Managers, politicians and regulators should pay less attention to the four-hour waiting time target in A&E, according to a think tank report featured in The Guardian this morning.

The Nuffield Trust says that the four-hour target has come ‘to loom over every other measure’ in monitoring emergency care.

Nigel Edwards, chief executive of the Nuffield Trust, said: ‘Politicians and regulators need to stop micro-managing this target and should instead examine how to put the four-hour target on an equal footing with other critical indicators like trolley wait or time to treatment.’

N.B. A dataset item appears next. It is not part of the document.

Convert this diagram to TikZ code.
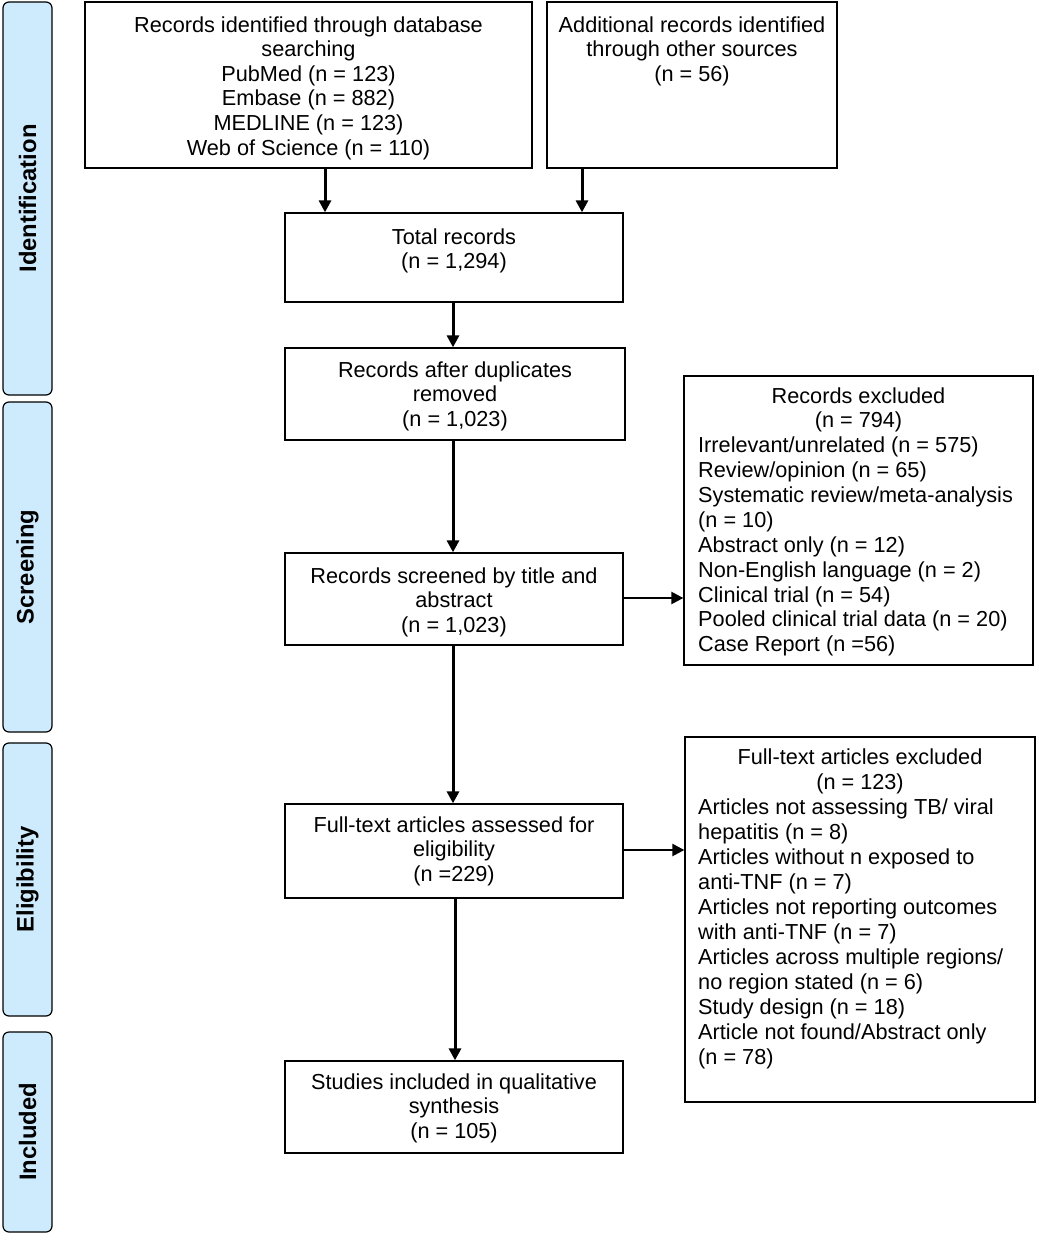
\documentclass[tikz,border=0pt]{standalone}
\usepackage{fontspec}
\setmainfont{Liberation Sans}
\usetikzlibrary{arrows.meta}
\definecolor{sidefill}{RGB}{206,235,253}
\begin{document}
\begin{tikzpicture}[x=1pt,y=-1pt,
  box/.style={draw, line width=1.3pt, inner sep=0pt},
  txt/.style={align=center, inner sep=0pt, font=\fontsize{21.7}{24.6}\selectfont},
  ltxt/.style={align=left, inner sep=0pt, anchor=west, font=\fontsize{21.7}{24.95}\selectfont},
  side/.style={draw, line width=1.2pt, fill=sidefill, rounded corners=6pt, inner sep=0pt, minimum width=49pt},
  sidetxt/.style={rotate=90, font=\fontsize{23.8}{26}\selectfont\bfseries, inner sep=0pt},
  arr/.style={line width=3pt, -{Triangle[length=12pt,width=12pt]}},
  harr/.style={line width=2.3pt, -{Triangle[length=12pt,width=12pt]}}
]
\useasboundingbox (0,0) rectangle (1038,1241);

% side labels
\node[side, minimum height=393pt] (sid) at (27.5,198.5) {};
\node[sidetxt] (sidt) at (sid.center) {Identification};
\node[side, minimum height=330pt] (sscr) at (27.5,567) {};
\node[sidetxt] (sscrt) at (sscr.center) {Screening};
\node[side, minimum height=273pt] (selg) at (27.5,879.5) {};
\node[sidetxt] (selgt) at (selg.center) {Eligibility};
\node[side, minimum height=200pt] (sinc) at (27.5,1132) {};
\node[sidetxt] (sinct) at (sinc.center) {Included};

% boxes
\node[box, minimum width=447pt, minimum height=166pt] (b1) at (308.5,85) {};
\node[txt] (b1t) at (308.5,88) {Records identified through database\\searching\\PubMed (n = 123)\\Embase (n = 882)\\MEDLINE (n = 123)\\Web of Science (n = 110)};

\node[box, minimum width=290pt, minimum height=166pt] (b2) at (692,85) {};
\node[txt] (b2t) at (692,51) {Additional records identified\\through other sources\\(n = 56)};

\node[box, minimum width=338pt, minimum height=89pt] (tot) at (454,257.5) {};
\node[txt] (tott) at (454,251) {Total records\\(n = 1,294)};

\node[box, minimum width=340pt, minimum height=92pt] (dup) at (455,394) {};
\node[txt] (dupt) at (455,396) {Records after duplicates\\removed\\(n = 1,023)};

\node[box, minimum width=338pt, minimum height=92pt] (scr) at (454,599) {};
\node[txt] (scrt) at (454,602) {Records screened by title and\\abstract\\(n = 1,023)};

\node[box, minimum width=338pt, minimum height=94pt] (ft) at (454,851) {};
\node[txt] (ftt) at (454,851) {Full-text articles assessed for\\eligibility\\(n =229)};

\node[box, minimum width=338pt, minimum height=92pt] (inc) at (454,1107) {};
\node[txt] (inct) at (454,1108) {Studies included in qualitative\\synthesis\\(n = 105)};

\node[box, minimum width=349pt, minimum height=289pt] (ex1) at (858.5,520.5) {};
\node[txt] (ex1h) at (858.5,410) {Records excluded\\(n = 794)};
\node[ltxt] (ex1l) at (698,546.5) {Irrelevant/unrelated (n = 575)\\Review/opinion (n = 65)\\Systematic review/meta-analysis\\(n = 10)\\Abstract only (n = 12)\\Non-English language (n = 2)\\Clinical trial (n = 54)\\Pooled clinical trial data (n = 20)\\Case Report (n =56)};

\node[box, minimum width=350pt, minimum height=365pt] (ex2) at (860,919.5) {};
\node[txt] (ex2h) at (860,771.5) {Full-text articles excluded\\(n = 123)};
\node[ltxt] (ex2l) at (698,934) {Articles not assessing TB/ viral\\hepatitis (n = 8)\\Articles without n exposed to\\anti-TNF (n = 7)\\Articles not reporting outcomes\\with anti-TNF (n = 7)\\Articles across multiple regions/\\no region stated (n = 6)\\Study design (n = 18)\\Article not found/Abstract only\\(n = 78)};

% connectors
\draw[arr] ([xshift=16.5pt]b1.south) -- ([xshift=16.5pt]b1.south |- tot.north);
\draw[arr] ([xshift=-110pt]b2.south) -- ([xshift=-110pt]b2.south |- tot.north);
\draw[arr] ([xshift=-1pt]tot.south) -- ([xshift=-1pt]tot.south |- dup.north);
\draw[arr] ([xshift=-2pt]dup.south) -- ([xshift=-2pt]dup.south |- scr.north);
\draw[arr] ([xshift=-1pt]scr.south) -- ([xshift=-1pt]scr.south |- ft.north);
\draw[arr] ([xshift=1pt]ft.south) -- ([xshift=1pt]ft.south |- inc.north);
\draw[harr] ([yshift=1pt]scr.east) -- ([yshift=1pt]scr.east -| ex1.west);
\draw[harr] ([yshift=1pt]ft.east) -- ([yshift=1pt]ft.east -| ex2.west);
\end{tikzpicture}
\end{document}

The Telegraph are reporting the Lancet journal’s unusual decision to publish their own ‘manifesto for health’ in a strongly worded editorial which attacks the ‘culture of blame, fear, and intimidation in the UK’s health system.’

The journal says that, following scandals such as Mid-Staffs and Shipman, regulation ‘is used as a tool to threaten, punish, and harm’.

The professionals in the NHS, it says, ‘are seen as problems to be managed. An obsession with inspection has also blinded us from thinking about health as more than a health-sector issue’.

And the BBC is reporting that common chemicals which disrupt human hormones could cost over €150bn a year in damage to human health in Europe.

A series of studies presented to the annual meeting of the Endocrinology Society said that limiting exposure to endocrine-disrupting chemicals (EDCs) could have significant benefits. The chemicals have been linked with declining sperm counts, some cancers, impaired intelligence, obesity and diabetes.